Table 4 reports the worst-case probabilities corresponding to the reference measure on \({{\mathbf {K}}}={\mathbb {R}}_+^2\) induced by the exponential density functions. For low values of r, the polynomial densities lack the necessary degrees of freedom to match all imposed moment constraints. In these situations, the worst-case probability problem becomes infeasible (indicated by ‘−’). When feasible, however, we managed to solve the problem for r up to 12. The density functions corresponding to large values of r are highly flexible and thus result in worst-case probabilities that are closer to those obtained by the benchmark method from [49], which relaxes the restriction to a subspace of polynomial densities. Similar phenomena are also observed in the context of histogram matching. It was impossible to match the prescribed histogram probabilities exactly for all \(r\le 12\). We thus relaxed the histogram matching conditions in the definition of the ambiguity set to allow for densities whose implied marginal histograms are within a prescribed \(\ell _1\)-distance from the target histograms.

This approximate histogram matching condition is easily captured in our framework and gives rise to a few extra linear constraints on the coefficients of the polynomial density function. Table 4 reports the worst-case probabilities for three different tolerances on the histogram mismatch in terms of the \(\ell _1\)-distance. We observe that the resulting worst-case probabilities are significantly larger than those obtained under the lognormal reference measure and increase with the \(\ell _1\)-tolerance.
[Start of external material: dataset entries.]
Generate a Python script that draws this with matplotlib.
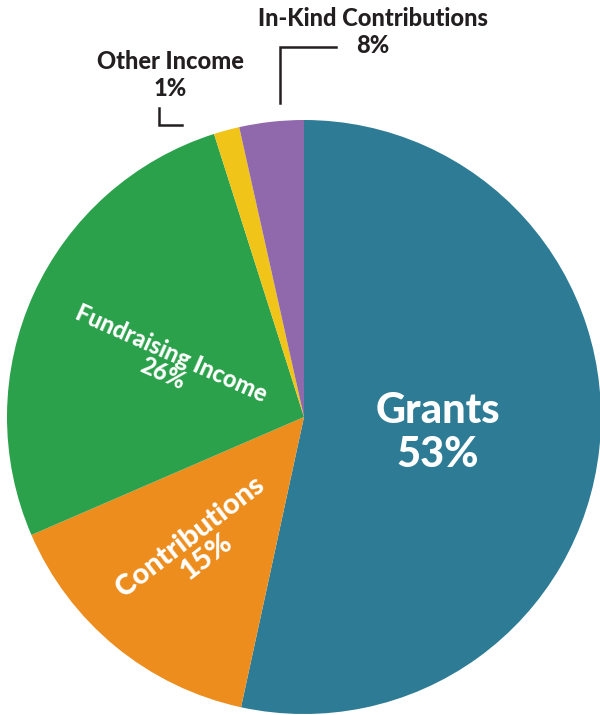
import matplotlib.pyplot as plt

# sizes as drawn in the picture, labels as printed on it
categories = ["Grants", "Contributions", "Fundraising Income", "Other Income", "In-Kind Contributions"]
shares = [53.4, 15.1, 26.6, 1.4, 3.5]
pct_labels = ["53%", "15%", "26%", "1%", "8%"]
colors = ["#2d7b94", "#ec8d1e", "#2aa14a", "#f1c419", "#9068ac"]

W, H = 600, 715
fig = plt.figure(figsize=(W / 100, H / 100), dpi=100)
ax = fig.add_axes([0, 0, 1, 1])

# pie in pixel-like coords (y up)
cx, cy, r = 304, H - 417, 297
ax.pie(shares, colors=colors, startangle=90, counterclock=False,
       center=(cx, cy), radius=r, frame=True,
       wedgeprops=dict(linewidth=0))
ax.set_xlim(0, W)
ax.set_ylim(0, H)
ax.set_aspect("equal")
ax.axis("off")

font = "Lato"
wt = "black"
dark = "#231f20"

def py(y):
    return H - y

# labels inside slices
ax.text(438, py(433), categories[0] + "\n" + pct_labels[0], color="white",
        fontsize=30, fontweight=wt, family=font, ha="center", va="center",
        linespacing=1.2)
ax.text(198, py(547), categories[1] + "\n" + pct_labels[1], color="white",
        fontsize=21, fontweight=wt, family=font, ha="center", va="center",
        rotation=37.7, rotation_mode="anchor", linespacing=1.0)
ax.text(167, py(364), categories[2] + "\n" + pct_labels[2], color="white",
        fontsize=17, fontweight=wt, family=font, ha="center", va="center",
        rotation=-24, rotation_mode="anchor", linespacing=0.95)

# outside labels with leader lines
ax.text(170, py(75), categories[3] + "\n" + pct_labels[3], color=dark,
        fontsize=17, fontweight=wt, family=font, ha="center", va="center",
        linespacing=1.2)
ax.plot([159, 159, 182], [py(108), py(125), py(125)], color=dark, lw=1.8,
        solid_joinstyle="miter")

ax.text(373, py(32), categories[4] + "\n" + pct_labels[4], color=dark,
        fontsize=17, fontweight=wt, family=font, ha="center", va="center",
        linespacing=1.2)
ax.plot([280, 280, 336], [py(103), py(47), py(47)], color=dark, lw=1.8,
        solid_joinstyle="miter")

fig.savefig("out.png", dpi=100)
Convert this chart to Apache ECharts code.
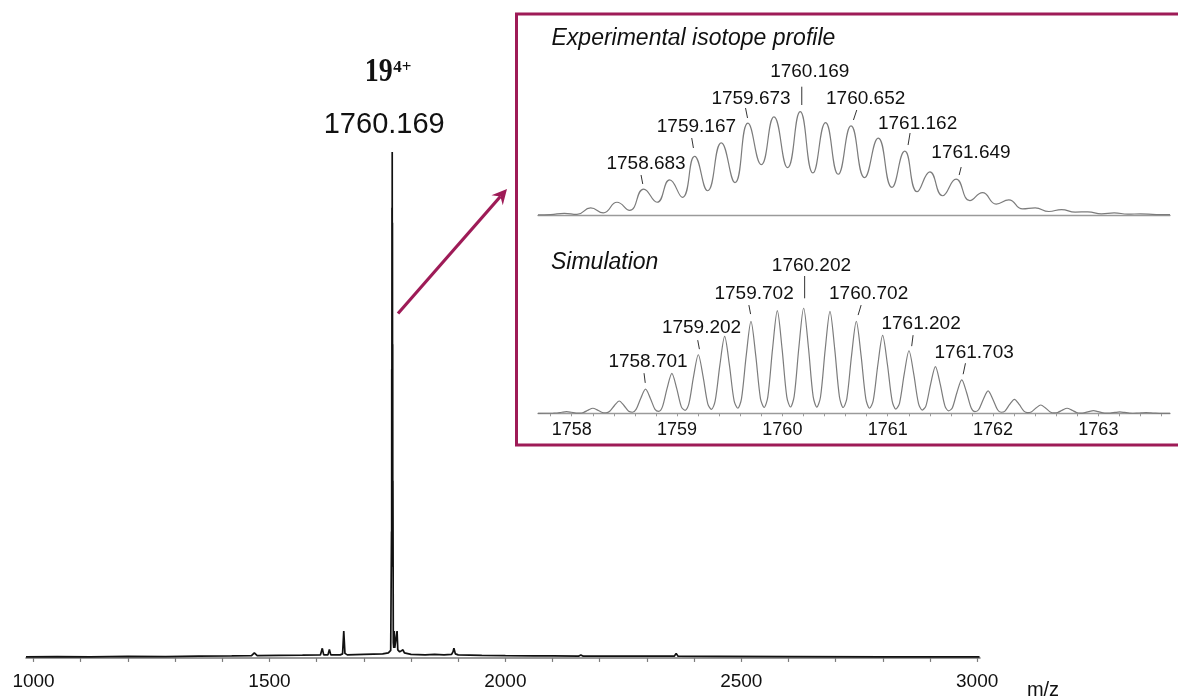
<!DOCTYPE html>
<html><head><meta charset="utf-8">
<script src="https://cdn.jsdelivr.net/npm/echarts@6.0.0/dist/echarts.min.js"></script>
<style>html,body{margin:0;padding:0;background:#fff}#c{width:1178px;height:696px}</style>
</head><body><div id="c"></div>
<script>
// ---------- data ----------
const mainTickValues = [1000,1100,1200,1300,1400,1500,1600,1700,1800,1900,2000,2100,2200,2300,2400,2500,2600,2700,2800,2900,3000];
const mainLabelValues = [1000,1500,2000,2500,3000];
const mainSpectrum = [
 [984,0.2],[1050,0.25],[1120,0.2],[1200,0.3],[1280,0.25],[1350,0.35],[1420,0.4],[1462,0.45],[1468,1.0],[1474,0.45],
 [1520,0.5],[1570,0.55],[1608,0.6],[1612,1.9],[1615,0.6],[1624,0.6],[1627,1.7],[1630,0.6],[1650,0.6],[1655,0.8],
 [1657.5,5.3],[1660,0.9],[1665,0.6],[1700,0.7],[1740,0.8],[1752,1.0],[1757,1.5],[1758.7,25],[1759,18],[1759.2,57],
 [1759.4,30],[1759.7,89],[1759.9,45],[1760.2,100],[1760.4,45],[1760.7,86],[1760.9,40],[1761.2,62],[1761.4,25],[1761.7,35],
 [1762.5,3],[1763.5,2],[1764.5,5.3],[1765.5,2],[1769,1.8],[1770.5,5.3],[1772,1.6],[1776,1.2],[1780,1.4],[1783,1.6],
 [1786,1.0],[1800,0.7],[1830,0.6],[1850,0.7],[1870,0.6],[1886,0.7],[1889,1.2],[1891,1.9],[1894,0.8],[1900,0.6],
 [1950,0.5],[2000,0.45],[2060,0.4],[2100,0.4],[2155,0.35],[2160,0.6],[2165,0.35],[2250,0.35],[2358,0.35],[2362,0.9],
 [2366,0.35],[2450,0.3],[2600,0.25],[2800,0.2],[3005,0.2]
];
const mainPeakLabel = '1760.169';
const mainPeak = [1760.2, 100];
const chargeBase = '19';
const chargeSup = '4+';

const expProfile = [
 [1757.68,0.5],[1757.8,0.8],[1757.93,2],[1758.05,1],[1758.18,7.3],[1758.30,2.5],[1758.43,12.7],[1758.55,4.8],
 [1758.683,25.4],[1758.81,12.7],[1758.93,34.3],[1759.05,17.5],[1759.167,57],[1759.29,23.8],[1759.42,70],[1759.55,31.7],
 [1759.673,89],[1759.80,49],[1759.92,95],[1760.05,46],[1760.169,100],[1760.29,41],[1760.41,89.5],[1760.53,39.7],
 [1760.652,86.3],[1760.78,36.5],[1760.91,74.6],[1761.04,27],[1761.162,62],[1761.28,22.9],[1761.40,42],[1761.52,19],
 [1761.649,35],[1761.78,14.3],[1761.90,22],[1762.03,11],[1762.15,15],[1762.28,6.3],[1762.40,7.3],[1762.53,3.8],
 [1762.65,5.7],[1762.78,3.2],[1762.90,3.5],[1763.03,1.6],[1763.15,2.5],[1763.28,1.2],[1763.40,1.6],[1763.55,0.8],[1763.68,0.8]
];
const simProfile = [
 [1757.68,0],[1757.826,0.1],
 [1757.861,0.26],[1757.906,1.0],[1757.951,1.6],[1757.996,1.0],[1758.041,0.26],[1758.076,0.2],
 [1758.111,0.77],[1758.156,3.0],[1758.201,4.8],[1758.246,3.0],[1758.291,0.77],[1758.326,0.5],
 [1758.361,1.9],[1758.406,7.4],[1758.451,11.7],[1758.496,7.4],[1758.541,1.9],[1758.576,1.0],
 [1758.611,3.7],[1758.656,14.4],[1758.701,22.9],[1758.746,14.4],[1758.791,3.7],[1758.826,1.8],
 [1758.861,6.1],[1758.906,23.9],[1758.951,38],[1758.996,23.9],[1759.041,6.1],[1759.077,2.8],
 [1759.112,8.9],[1759.157,35],[1759.202,55.6],[1759.247,35],[1759.292,8.9],[1759.327,3.8],
 [1759.362,11.7],[1759.407,46],[1759.452,73],[1759.497,46],[1759.542,11.7],[1759.577,4.8],
 [1759.612,14],[1759.657,55],[1759.702,87.3],[1759.747,55],[1759.792,14],[1759.827,5.6],
 [1759.862,15.6],[1759.907,61.4],[1759.952,97.5],[1759.997,61.4],[1760.042,15.6],[1760.077,6],
 [1760.112,16],[1760.157,63],[1760.202,100],[1760.247,63],[1760.292,16],[1760.327,5.9],
 [1760.362,15.5],[1760.407,61],[1760.452,96.8],[1760.497,61],[1760.542,15.5],[1760.577,5.5],
 [1760.612,14],[1760.657,55],[1760.702,87.3],[1760.747,55],[1760.792,14],[1760.827,4.8],
 [1760.862,11.8],[1760.907,46.6],[1760.952,74],[1760.997,46.6],[1761.042,11.8],[1761.077,4],
 [1761.112,9.5],[1761.157,37.4],[1761.202,59.4],[1761.247,37.4],[1761.292,9.5],[1761.328,3.1],
 [1761.363,7.1],[1761.408,28],[1761.453,44.4],[1761.498,28],[1761.543,7.1],[1761.578,2.3],
 [1761.613,5.1],[1761.658,20],[1761.703,31.7],[1761.748,20],[1761.793,5.1],[1761.828,1.6],
 [1761.863,3.4],[1761.908,13.4],[1761.953,21.3],[1761.998,13.4],[1762.043,3.4],[1762.078,1.0],
 [1762.113,2.1],[1762.158,8.4],[1762.203,13.3],[1762.248,8.4],[1762.293,2.1],[1762.328,0.6],
 [1762.363,1.3],[1762.408,5],[1762.453,7.9],[1762.498,5],[1762.543,1.3],[1762.578,0.4],
 [1762.613,0.77],[1762.658,3],[1762.703,4.8],[1762.748,3],[1762.793,0.77],[1762.828,0.2],
 [1762.863,0.4],[1762.908,1.6],[1762.953,2.5],[1762.998,1.6],[1763.043,0.4],[1763.078,0.1],
 [1763.113,0.2],[1763.158,0.8],[1763.203,1.3],[1763.248,0.8],[1763.293,0.2],[1763.328,0.05],
 [1763.363,0.1],[1763.408,0.38],[1763.453,0.6],[1763.498,0.38],[1763.543,0.1],[1763.578,0],[1763.68,0]
];
const insetTickValues = [1757.8,1758,1758.2,1758.4,1758.6,1758.8,1759,1759.2,1759.4,1759.6,1759.8,1760,1760.2,1760.4,1760.6,1760.8,1761,1761.2,1761.4,1761.6,1761.8,1762,1762.2,1762.4,1762.6,1762.8,1763,1763.2,1763.4,1763.6];
const insetLabelValues = [1758,1759,1760,1761,1762,1763];
const expLabelMz = [1758.683,1759.167,1759.673,1760.169,1760.652,1761.162,1761.649];
const expLabelH  = [25.4,57,89,100,86.3,62,35];
const simLabelMz = [1758.701,1759.202,1759.702,1760.202,1760.702,1761.202,1761.703];
const simLabelH  = [22.9,55.6,87.3,100,87.3,59.4,31.7];
const expTitle = 'Experimental isotope profile';
const simTitle = 'Simulation';
const axisName = 'm/z';

// ---------- layout (pixel offsets relative to peak tops) ----------
const expLayout = [
 {lx:2.4,ly:-25.8,t:[-2.6,-14.1],b:[-0.9,-5.1]},
 {lx:1.8,ly:-29.6,t:[-2.9,-18.3],b:[-1.2,-8.3]},
 {lx:3.1,ly:-24.8,t:[-2.4,-15.1],b:[-0.4,-5.1]},
 {lx:9.6,ly:-40,t:[1.6,-25],b:[1.6,-6.7]},
 {lx:14.6,ly:-27.6,t:[5.7,-15.9],b:[2.4,-5.9]},
 {lx:12.8,ly:-27.8,t:[5.3,-18.1],b:[3.3,-6.1]},
 {lx:14.9,ly:-26.4,t:[5.1,-12.1],b:[3.1,-4.1]}
];
const simLayout = [
 {lx:2.5,ly:-27.3,t:[-1.5,-16],b:[-0.3,-6.3]},
 {lx:3.2,ly:-27.3,t:[-0.6,-14.6],b:[1.1,-5.6]},
 {lx:3.1,ly:-28,t:[-2.1,-16.3],b:[-0.4,-7.3]},
 {lx:7.8,ly:-42,t:[1,-32],b:[1,-9.7]},
 {lx:12.3,ly:-28,t:[4.8,-16.3],b:[1.8,-6.3]},
 {lx:12.1,ly:-26.6,t:[4.1,-15.6],b:[2.7,-4.6]},
 {lx:12.4,ly:-27,t:[3.7,-16.7],b:[1.4,-5.7]}
];

const SANS = '"Liberation Sans", Arial, sans-serif';
const CRIMSON = '#9e1b57';
const chart = echarts.init(document.getElementById('c'), null, {renderer:'canvas'});
const plain = v => String(v);

const hiddenY = (min,max,grid)=>({type:'value',gridIndex:grid,min,max,show:false});
chart.setOption({
  animation:false,
  backgroundColor:'#fff',
  grid:[
    {left:26,right:198,top:152,bottom:33},
    {left:538,right:8,top:111.7,bottom:479},
    {left:538,right:8,top:308,bottom:282.7}
  ],
  xAxis:[
    {type:'value',gridIndex:0,min:984,max:3006,
     axisLine:{lineStyle:{color:'#7a7a7a',width:1.6}},
     axisTick:{customValues:mainTickValues,length:4,lineStyle:{color:'#7a7a7a',width:1.2}},
     axisLabel:{customValues:mainLabelValues,formatter:plain,fontSize:19,color:'#111',fontFamily:SANS,margin:9},
     splitLine:{show:false}},
    {type:'value',gridIndex:1,min:1757.68,max:1763.68,
     axisLine:{lineStyle:{color:'#9a9a9a',width:1.4}},
     axisTick:{show:false},axisLabel:{show:false},splitLine:{show:false}},
    {type:'value',gridIndex:2,min:1757.68,max:1763.68,
     axisLine:{lineStyle:{color:'#9a9a9a',width:1.4}},
     axisTick:{customValues:insetTickValues,length:3,lineStyle:{color:'#9a9a9a',width:1}},
     axisLabel:{customValues:insetLabelValues,formatter:plain,fontSize:18,color:'#111',fontFamily:SANS,margin:8},
     splitLine:{show:false}}
  ],
  yAxis:[hiddenY(-1,100,0),hiddenY(-1.5,100,1),hiddenY(0,100,2)],
  series:[
    {type:'line',xAxisIndex:0,yAxisIndex:0,data:mainSpectrum,symbol:'none',
     lineStyle:{color:'#111',width:1.7},sampling:null,z:3},
    {type:'line',xAxisIndex:1,yAxisIndex:1,data:expProfile,symbol:'none',smooth:0.5,
     lineStyle:{color:'#7c7c7c',width:1.2},z:3},
    {type:'line',xAxisIndex:2,yAxisIndex:2,data:simProfile,symbol:'none',smooth:0.3,
     lineStyle:{color:'#7c7c7c',width:1.2},z:3}
  ]
});

function txt(x,y,text,font,align,extra){
  return Object.assign({type:'text',x,y,z:10,style:{text,font,fill:'#111',
    textAlign:align||'center',textVerticalAlign:'middle',align:align||'center',verticalAlign:'middle'}},extra||{});
}
const g = [];
g.push({type:'rect',z:-1,shape:{x:516.5,y:14,width:720,height:431},
  style:{fill:'#fff',stroke:CRIMSON,lineWidth:3}});
const tip=[507,189], start=[398,313.5];
const dx=tip[0]-start[0], dy=tip[1]-start[1], L=Math.hypot(dx,dy), ux=dx/L, uy=dy/L, px=-uy, py=ux;
const hl=15, hw=7.5, notch=10;
const baseC=[tip[0]-hl*ux,tip[1]-hl*uy], notchP=[tip[0]-notch*ux,tip[1]-notch*uy];
g.push({type:'line',z:5,shape:{x1:start[0],y1:start[1],x2:notchP[0],y2:notchP[1]},
  style:{stroke:CRIMSON,lineWidth:3.2}});
g.push({type:'polygon',z:5,shape:{points:[tip,[baseC[0]+hw*px,baseC[1]+hw*py],notchP,[baseC[0]-hw*px,baseC[1]-hw*py]]},
  style:{fill:CRIMSON}});
const mp = chart.convertToPixel({gridIndex:0}, mainPeak);
g.push(txt(mp[0]-8, mp[1]-27, mainPeakLabel, '29px '+SANS));
g.push(txt(mp[0]-13.5, mp[1]-80, chargeBase, 'bold 28px "Liberation Serif", "Times New Roman", serif','center',{scaleY:1.2}));
g.push(txt(mp[0]+1, mp[1]-84, chargeSup, 'bold 17px "Liberation Serif", "Times New Roman", serif','left'));
g.push(txt(1043, 690, axisName, '20px '+SANS));
g.push(txt(551.5, 38.5, expTitle, 'italic 23px '+SANS, 'left'));
g.push(txt(551, 262.5, simTitle, 'italic 23px '+SANS, 'left'));
function addLabels(grid, mzs, hs, layout){
  mzs.forEach((mz,i)=>{
    const p = chart.convertToPixel({gridIndex:grid}, [mz, hs[i]]);
    const l = layout[i];
    g.push(txt(p[0]+l.lx, p[1]+l.ly, mz.toFixed(3), '19px '+SANS));
    g.push({type:'line',z:10,shape:{x1:p[0]+l.t[0],y1:p[1]+l.t[1],x2:p[0]+l.b[0],y2:p[1]+l.b[1]},
      style:{stroke:'#333',lineWidth:1}});
  });
}
addLabels(1, expLabelMz, expLabelH, expLayout);
addLabels(2, simLabelMz, simLabelH, simLayout);
chart.setOption({graphic:g});
</script></body></html>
Finally, Table 5 reports the worst-case probabilities corresponding to the uniform reference measure on \({{\mathbf {K}}}= [0,10]^2\). The results are qualitatively similar to those of Table 4, but they also show that the choice of the reference measure plays an important role when r is small.

7 Conclusions

In this paper, we present first steps towards using SOS polynomial densities in distributionally robust optimization for problems that display a polynomial dependence on the uncertain parameters. The main advantages of this approach may be summarized as follows:

  1. 1.

    The proposed framework is tractable (in the sense of polynomial-time solvability) for SOS density functions of any fixed degree.

  2. 2.

    The approach offers considerable modeling flexibility. Specifically, one may conveniently encode various salient features of the unknown distribution of the uncertain parameters trough linear constraints and/or linear matrix inequalities.

  3. 3.

    In the limit as the degree of the SOS density functions tends to infinity, one recovers the usual robust counterpart or generalized moment problem. One may therefore view the degree of the density as a tuning parameter that captures the model’s ‘level of conservativeness.’

The approach also suffers from shortcomings that necessitate further work and insights:

  1. 1.

    The approach is not applicable to objective or constraint functions that display a general (decision-dependent) piecewise polynomial dependence on the uncertain parameters as is the case for the recourse functions of linear two-stage stochastic programs.

  2. 2.

    The proposed distributionally robust optimization problems can be reduced to generalized eigenvalue problems or even semidefinite programs of large sizes that are often poorly conditioned.